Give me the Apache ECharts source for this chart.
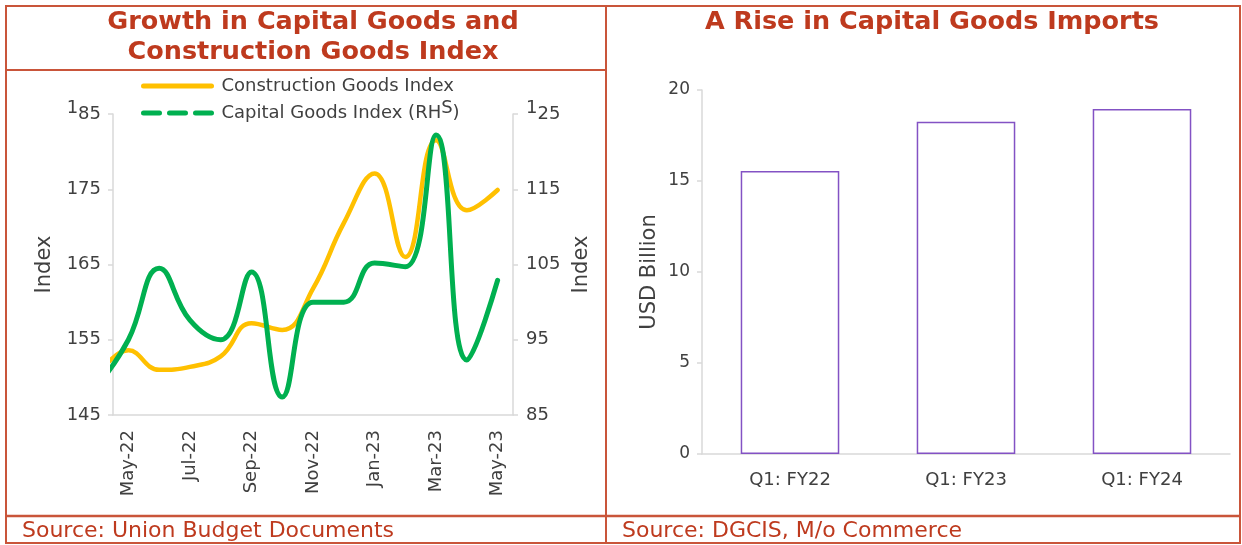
<!DOCTYPE html>
<html>
<head>
<meta charset="utf-8">
<script src="https://cdn.jsdelivr.net/npm/echarts@6/dist/echarts.min.js"></script>
<style>
html,body{margin:0;padding:0;background:#fff;}
#chart{width:1242px;height:545px;}
</style>
</head>
<body>
<div id="chart"></div>
<script>
// ---- data ----
// monthly readings; Apr-22 sits just left of the plotted window (line is clipped at the axis)
const dataMonths = ['Apr-22','May-22','Jun-22','Jul-22','Aug-22','Sep-22','Oct-22','Nov-22','Dec-22','Jan-23','Feb-23','Mar-23','Apr-23','May-23'];
const axisMonths = dataMonths.slice(1);
const constructionIndex = [150.2, 153.6, 151.0, 151.4, 152.8, 157.2, 156.3, 161.8, 170.5, 177.1, 166.0, 181.5, 172.2, 174.9];
const capitalIndex = [88.9, 95.0, 104.5, 97.6, 95.0, 104.0, 87.4, 100.0, 100.0, 105.2, 104.7, 122.2, 92.3, 102.9];
const quarters = ['Q1: FY22', 'Q1: FY23', 'Q1: FY24'];
const capitalImports = [15.55, 18.25, 18.95];
const leftTicks = [145, 155, 165, 175, 185];
const rightTicks = [85, 95, 105, 115, 125];
const barTicks = [0, 5, 10, 15, 20];

const FONT = '"DejaVu Sans", sans-serif';
const RED = '#BE3A1E';
const BORDER = '#C9553A';
const AXIS = '#D9D9D9';
const LABEL = '#404040';

function supFirst(v, top) {
  const s = String(v);
  if (v === top) return '{sup|' + s.charAt(0) + '}{n|' + s.slice(1) + '}';
  return '{n|' + s + '}';
}
const supRich = {
  sup: { fontFamily: FONT, fontSize: 18, color: LABEL, padding: [0, 0, 12, 0] },
  n: { fontFamily: FONT, fontSize: 18, color: LABEL }
};
// position of each month on the hidden numeric x axis (May-22 = 0)
const monthPos = dataMonths.map((m, i) => i - 1);

const chart = echarts.init(document.getElementById('chart'));
const option = {
  animation: false,
  backgroundColor: '#fff',
  textStyle: { fontFamily: FONT },
  legend: {
    orient: 'vertical',
    left: 136,
    top: 72,
    itemWidth: 78,
    itemHeight: 5,
    itemGap: 4,
    textStyle: { fontFamily: FONT, fontSize: 18, color: LABEL,
      rich: { sup: { fontFamily: FONT, fontSize: 18, color: LABEL, padding: [0, 0, 10, 0] }, n: { fontFamily: FONT, fontSize: 18, color: LABEL } } },
    formatter: function (name) {
      if (name.indexOf('(RHS)') >= 0) return '{n|Capital Goods Index (RH}{sup|S}{n|)}';
      return '{n|' + name + '}';
    },
    data: [
      { name: 'Construction Goods Index', icon: 'path://M2.5,0H70.5A2.5,2.5,0,0,1,70.5,5H2.5A2.5,2.5,0,0,1,2.5,0Z' },
      { name: 'Capital Goods Index (RHS)', icon: 'path://M2.5,0H18.5A2.5,2.5,0,0,1,18.5,5H2.5A2.5,2.5,0,0,1,2.5,0Z M28.5,0H44.5A2.5,2.5,0,0,1,44.5,5H28.5A2.5,2.5,0,0,1,28.5,0Z M54.5,0H70.5A2.5,2.5,0,0,1,70.5,5H54.5A2.5,2.5,0,0,1,54.5,0Z' }
    ]
  },
  grid: [
    { left: 113, top: 114, width: 400, height: 301 },
    { left: 702, top: 90, width: 528, height: 364 }
  ],
  xAxis: [
    {
      type: 'category', gridIndex: 0, data: axisMonths, boundaryGap: true,
      axisLine: { onZero: false, lineStyle: { color: AXIS, width: 1.5 } },
      axisTick: { interval: 1, length: 5, lineStyle: { color: AXIS, width: 1.5 } },
      axisLabel: { interval: 1, rotate: 90, margin: 15, fontFamily: FONT, fontSize: 18, color: LABEL }
    },
    {
      type: 'value', gridIndex: 0, min: -0.5, max: axisMonths.length - 0.5, show: false,
      axisLine: { onZero: false }
    },
    {
      type: 'category', gridIndex: 1, data: quarters,
      axisLine: { onZero: false, lineStyle: { color: AXIS, width: 1.5 } },
      axisTick: { show: false },
      axisLabel: { margin: 17, fontFamily: FONT, fontSize: 18, color: LABEL }
    }
  ],
  yAxis: [
    {
      type: 'value', gridIndex: 0, min: leftTicks[0], max: leftTicks[leftTicks.length - 1], interval: 10,
      name: 'Index', nameLocation: 'middle', nameGap: 58, nameRotate: 90,
      nameTextStyle: { fontFamily: FONT, fontSize: 21, color: LABEL },
      splitLine: { show: false },
      axisLine: { show: true, onZero: false, lineStyle: { color: AXIS, width: 1.5 } },
      axisTick: { show: true, length: 5, lineStyle: { color: AXIS, width: 1.5 } },
      axisLabel: { margin: 12, formatter: v => supFirst(v, 185), rich: supRich }
    },
    {
      type: 'value', gridIndex: 0, position: 'right', min: rightTicks[0], max: rightTicks[rightTicks.length - 1], interval: 10,
      name: 'Index', nameLocation: 'middle', nameGap: 58, nameRotate: 90,
      nameTextStyle: { fontFamily: FONT, fontSize: 21, color: LABEL },
      splitLine: { show: false },
      axisLine: { show: true, onZero: false, lineStyle: { color: AXIS, width: 1.5 } },
      axisTick: { show: true, length: 5, lineStyle: { color: AXIS, width: 1.5 } },
      axisLabel: { margin: 13, formatter: v => supFirst(v, 125), rich: supRich }
    },
    {
      type: 'value', gridIndex: 1, min: barTicks[0], max: barTicks[barTicks.length - 1], interval: 5,
      name: 'USD Billion', nameLocation: 'middle', nameGap: 42, nameRotate: 90,
      nameTextStyle: { fontFamily: FONT, fontSize: 21, color: LABEL },
      splitLine: { show: false },
      axisLine: { show: true, onZero: false, lineStyle: { color: AXIS, width: 1.5 } },
      axisTick: { show: true, length: 5, lineStyle: { color: AXIS, width: 1.5 } },
      axisLabel: { margin: 12, fontFamily: FONT, fontSize: 17, color: LABEL }
    }
  ],
  series: [
    {
      name: 'Construction Goods Index', type: 'line', xAxisIndex: 1, yAxisIndex: 0,
      data: constructionIndex.map((v, i) => [monthPos[i], v]),
      smooth: 0.45, symbol: 'none', z: 2, clip: true,
      lineStyle: { color: '#FFC000', width: 4.5, cap: 'round', join: 'round' },
      itemStyle: { color: '#FFC000' }
    },
    {
      name: 'Capital Goods Index (RHS)', type: 'line', xAxisIndex: 1, yAxisIndex: 1,
      data: capitalIndex.map((v, i) => [monthPos[i], v]),
      smooth: 0.45, symbol: 'none', z: 3, clip: true,
      lineStyle: { color: '#00B050', width: 5, cap: 'round', join: 'round' },
      itemStyle: { color: '#00B050' }
    },
    {
      name: 'Capital Goods Imports', type: 'bar', xAxisIndex: 2, yAxisIndex: 2,
      data: capitalImports, barWidth: '56%',
      itemStyle: { color: '#FFFFFF', borderColor: '#8352C4', borderWidth: 1.5 }
    }
  ],
  graphic: [
    { type: 'rect', z: 100, shape: { x: 6, y: 6, width: 1234, height: 537 }, style: { fill: 'none', stroke: BORDER, lineWidth: 2 } },
    { type: 'line', z: 100, shape: { x1: 606, y1: 6, x2: 606, y2: 543 }, style: { stroke: BORDER, lineWidth: 2 } },
    { type: 'line', z: 100, shape: { x1: 6, y1: 70, x2: 606, y2: 70 }, style: { stroke: BORDER, lineWidth: 2 } },
    { type: 'line', z: 100, shape: { x1: 6, y1: 516, x2: 1240, y2: 516 }, style: { stroke: BORDER, lineWidth: 2.5 } },
    { type: 'text', z: 100, x: 313, y: 22, style: { text: 'Growth in Capital Goods and', align: 'center', verticalAlign: 'middle', font: 'bold 25.5px "DejaVu Sans"', fill: RED } },
    { type: 'text', z: 100, x: 313, y: 52, style: { text: 'Construction Goods Index', align: 'center', verticalAlign: 'middle', font: 'bold 25.5px "DejaVu Sans"', fill: RED } },
    { type: 'text', z: 100, x: 932, y: 22, style: { text: 'A Rise in Capital Goods Imports', align: 'center', verticalAlign: 'middle', font: 'bold 25.5px "DejaVu Sans"', fill: RED } },
    { type: 'text', z: 100, x: 22, y: 531, style: { text: 'Source: Union Budget Documents', align: 'left', verticalAlign: 'middle', font: '22px "DejaVu Sans"', fill: RED } },
    { type: 'text', z: 100, x: 622, y: 531, style: { text: 'Source: DGCIS, M/o Commerce', align: 'left', verticalAlign: 'middle', font: '22px "DejaVu Sans"', fill: RED } }
  ]
};
chart.setOption(option);
</script>
</body>
</html>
····················
*Task to complete:*
Give again, word for word, every line from the top of the data through the line with "const barTicks = [0, 5, 10, 15, 20];", both ends included, and exclude the pictures.

*Solution to the exercise:*
Give me the Apache ECharts source for this chart.
<!DOCTYPE html>
<html>
<head>
<meta charset="utf-8">
<script src="https://cdn.jsdelivr.net/npm/echarts@6/dist/echarts.min.js"></script>
<style>
html,body{margin:0;padding:0;background:#fff;}
#chart{width:1242px;height:545px;}
</style>
</head>
<body>
<div id="chart"></div>
<script>
// ---- data ----
// monthly readings; Apr-22 sits just left of the plotted window (line is clipped at the axis)
const dataMonths = ['Apr-22','May-22','Jun-22','Jul-22','Aug-22','Sep-22','Oct-22','Nov-22','Dec-22','Jan-23','Feb-23','Mar-23','Apr-23','May-23'];
const axisMonths = dataMonths.slice(1);
const constructionIndex = [150.2, 153.6, 151.0, 151.4, 152.8, 157.2, 156.3, 161.8, 170.5, 177.1, 166.0, 181.5, 172.2, 174.9];
const capitalIndex = [88.9, 95.0, 104.5, 97.6, 95.0, 104.0, 87.4, 100.0, 100.0, 105.2, 104.7, 122.2, 92.3, 102.9];
const quarters = ['Q1: FY22', 'Q1: FY23', 'Q1: FY24'];
const capitalImports = [15.55, 18.25, 18.95];
const leftTicks = [145, 155, 165, 175, 185];
const rightTicks = [85, 95, 105, 115, 125];
const barTicks = [0, 5, 10, 15, 20];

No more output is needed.